Broadly there's two dimensions upon which to apply customisation: crew and ship. Changes to crew are a tricky balance, more people means more weight (people and provisions), which means slower travel. But it might also mean more fighting capacity (if you add marines), fresher crews (if you can rotate rowers and sailors). It would be nice to be able to consider the condition of rowers too; their fitness, skill, fatigue and morale. There should be a difference between one ship with a crew of well-motivated and experienced free men at the oars, an another with some beaten-down slaves chained to their benches. Similarly a well-oiled crew used to working under their trierarch should be snappier than one comprised of new hires under a novice captain.
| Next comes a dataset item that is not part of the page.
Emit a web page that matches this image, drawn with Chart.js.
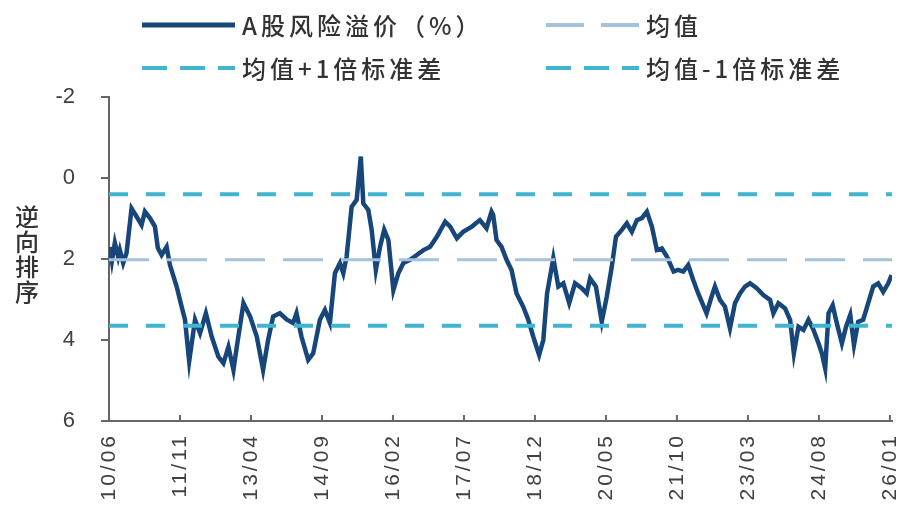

As far as ship goes, again more weight generally means slower travel. There's a wealth of things you can do here. Decking is one; having it means it's easy to get around on top and the uppermost deck of rowers are protected from missiles and the elements (though they're also much hotter). Not having it means you save on some weight and the rowers get better ventilation. Towers for artillery or platforms (or baskets in the rigging) for archers. Thickening or thinning the hull. Topping out the rigging, or stripping it away. For certain variations you could remove the masts entirely or change the internal arrangements for transport.

Has anyone given any thought to expanding on ships?

Kiero
Domains At War Backer
Joined: 2013-04-26 07:13

I've posted my mostly-complete hack in the House Rules forum, but for some reason it isn't displayed on the forum view.